- What is being asked
Starting at the first line of the listing below, repeat each line up to and including the one containing "return (p - X0) / SX". Leave out pictures.

- Dataset content
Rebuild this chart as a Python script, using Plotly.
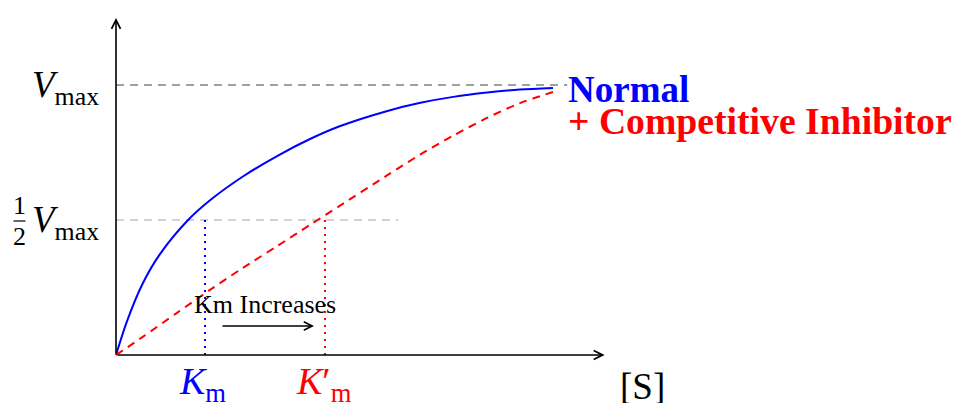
import plotly.graph_objects as go

# ---- data (x in units of Km, y in units of Vmax) ----
normal_s = [0, 0.12, 0.30, 0.49, 0.81, 1.06, 1.43, 1.81, 2.18, 2.52, 3.04, 3.42, 3.79, 4.17, 4.54, 4.91]
normal_v = [0, 0.122, 0.265, 0.372, 0.5, 0.574, 0.662, 0.737, 0.800, 0.848, 0.903, 0.934, 0.956, 0.972, 0.983, 0.989]
inhib_s = [0, 0.30, 0.685, 1.056, 1.427, 1.809, 2.18, 2.517, 3.045, 3.416, 3.787, 4.169, 4.539, 4.91]
inhib_v = [0, 0.067, 0.156, 0.241, 0.323, 0.403, 0.482, 0.553, 0.665, 0.742, 0.812, 0.878, 0.933, 0.974]
vmax = 1.0
half_vmax = 0.5
km = 1.0
km_prime = 2.348
vmax_line_end = 5.07
half_line_end = 3.17
x_axis_end = 5.49
y_axis_end = 1.248

W, H = 966, 403
OFF = 0                    # page body margin (removed by post_script)
X0, Y0 = 116, 355          # screen pixel of origin
SX, SY = 89.0, 270.0       # pixels per unit

def px2x(p):
    return (p - X0) / SX

def py2y(p):
    return (Y0 - p) / SY

SERIF = "Liberation Serif, Times New Roman, serif"

fig = go.Figure()

# reference lines
fig.add_trace(go.Scatter(x=[0, vmax_line_end], y=[vmax, vmax], mode="lines",
                         line=dict(color="#a0a0a0", width=2, dash="8px,6px"), hoverinfo="skip"))
fig.add_trace(go.Scatter(x=[0, half_line_end], y=[half_vmax, half_vmax], mode="lines",
                         line=dict(color="#c4c4c4", width=1.3, dash="8px,6px"), hoverinfo="skip"))
fig.add_trace(go.Scatter(x=[km, km], y=[0, half_vmax], mode="lines",
                         line=dict(color="blue", width=2, dash="2px,5px"), hoverinfo="skip"))
fig.add_trace(go.Scatter(x=[km_prime, km_prime], y=[0, half_vmax], mode="lines",
                         line=dict(color="red", width=2, dash="2px,5px"), hoverinfo="skip"))

# curves
fig.add_trace(go.Scatter(x=normal_s, y=normal_v, mode="lines", line_shape="spline",
                         line=dict(color="blue", width=2, smoothing=0.8), hoverinfo="skip"))
fig.add_trace(go.Scatter(x=inhib_s, y=inhib_v, mode="lines", line_shape="spline",
                         line=dict(color="red", width=2, dash="8px,6px", smoothing=0.8), hoverinfo="skip"))

# axes with arrows
for (xe, ye) in [(x_axis_end, 0), (0, y_axis_end)]:
    fig.add_annotation(x=xe, y=ye, ax=0, ay=0, xref="x", yref="y", axref="x", ayref="y",
                       text="", showarrow=True, arrowhead=5, arrowsize=1.1, arrowwidth=1.6,
                       arrowcolor="black")

# Km increases arrow
fig.add_annotation(x=px2x(314), y=py2y(326), ax=px2x(221), ay=py2y(326),
                   xref="x", yref="y", axref="x", ayref="y", text="", showarrow=True,
                   arrowhead=5, arrowsize=1.1, arrowwidth=1.5, arrowcolor="black")
fig.add_annotation(x=px2x(265), y=py2y(304), text="Km Increases", showarrow=False,
                   font=dict(family=SERIF, size=26, color="black"), xanchor="center", yanchor="middle")

# y labels
fig.add_annotation(x=px2x(101), y=vmax, text="<i>V</i><sub>max</sub>", showarrow=False,
                   font=dict(family=SERIF, size=37, color="black"), xanchor="right", yanchor="middle",
                   yshift=-2)
fig.add_annotation(x=px2x(101), y=half_vmax, text="<i>V</i><sub>max</sub>", showarrow=False,
                   font=dict(family=SERIF, size=37, color="black"), xanchor="right", yanchor="middle",
                   yshift=-2)
# 1/2 fraction
fig.add_annotation(x=px2x(19.5), y=py2y(205), text="1", showarrow=False,
                   font=dict(family=SERIF, size=26, color="black"), xanchor="center", yanchor="middle")
fig.add_annotation(x=px2x(19.5), y=py2y(236), text="2", showarrow=False,
                   font=dict(family=SERIF, size=26, color="black"), xanchor="center", yanchor="middle")
fig.add_shape(type="line", x0=px2x(13.5), x1=px2x(25.5), y0=py2y(221), y1=py2y(221),
              xref="x", yref="y", line=dict(color="black", width=1.2))

# x labels
fig.add_annotation(x=km, y=py2y(384), text="<i>K</i><sub>m</sub>", showarrow=False,
                   font=dict(family=SERIF, size=38, color="blue"), xanchor="center", yanchor="middle",
                   xshift=-3)
fig.add_annotation(x=km_prime, y=py2y(384), text="<i>K</i>′<sub>m</sub>", showarrow=False,
                   font=dict(family=SERIF, size=38, color="red"), xanchor="center", yanchor="middle",
                   xshift=-1)
fig.add_annotation(x=px2x(642), y=py2y(386), text="[S]", showarrow=False,
                   font=dict(family=SERIF, size=37, color="black"), xanchor="center", yanchor="middle")

# partially visible y-axis title at the top (mostly above the page edge)
fig.add_annotation(x=px2x(12), y=1, xref="x", yref="paper", text="<i>v</i><sub>0</sub> (s)",
                   showarrow=False, font=dict(family=SERIF, size=37, color="black"),
                   xanchor="left", yanchor="bottom", yshift=-6)

# legend-like labels
fig.add_annotation(x=px2x(566), y=py2y(89), text="<b>Normal</b>", showarrow=False,
                   font=dict(family=SERIF, size=37, color="blue"), xanchor="left", yanchor="middle")
fig.add_annotation(x=px2x(566), y=py2y(121), text="<b>+ Competitive Inhibitor</b>", showarrow=False,
                   font=dict(family=SERIF, size=37.7, color="red"), xanchor="left", yanchor="middle")

fig.update_layout(
    width=W, height=H, margin=dict(l=0, r=0, t=0, b=0),
    paper_bgcolor="white", plot_bgcolor="white", showlegend=False,
    xaxis=dict(range=[px2x(OFF), px2x(W + OFF)], visible=False, fixedrange=True),
    yaxis=dict(range=[py2y(H + OFF), py2y(OFF)], visible=False, fixedrange=True),
)

fig.write_html("out.html", config={"displayModeBar": False},
               post_script="document.body.style.margin='0';document.body.style.overflow='hidden';")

- Result of this exercise
Rebuild this chart as a Python script, using Plotly.
import plotly.graph_objects as go

# ---- data (x in units of Km, y in units of Vmax) ----
normal_s = [0, 0.12, 0.30, 0.49, 0.81, 1.06, 1.43, 1.81, 2.18, 2.52, 3.04, 3.42, 3.79, 4.17, 4.54, 4.91]
normal_v = [0, 0.122, 0.265, 0.372, 0.5, 0.574, 0.662, 0.737, 0.800, 0.848, 0.903, 0.934, 0.956, 0.972, 0.983, 0.989]
inhib_s = [0, 0.30, 0.685, 1.056, 1.427, 1.809, 2.18, 2.517, 3.045, 3.416, 3.787, 4.169, 4.539, 4.91]
inhib_v = [0, 0.067, 0.156, 0.241, 0.323, 0.403, 0.482, 0.553, 0.665, 0.742, 0.812, 0.878, 0.933, 0.974]
vmax = 1.0
half_vmax = 0.5
km = 1.0
km_prime = 2.348
vmax_line_end = 5.07
half_line_end = 3.17
x_axis_end = 5.49
y_axis_end = 1.248

W, H = 966, 403
OFF = 0                    # page body margin (removed by post_script)
X0, Y0 = 116, 355          # screen pixel of origin
SX, SY = 89.0, 270.0       # pixels per unit

def px2x(p):
    return (p - X0) / SX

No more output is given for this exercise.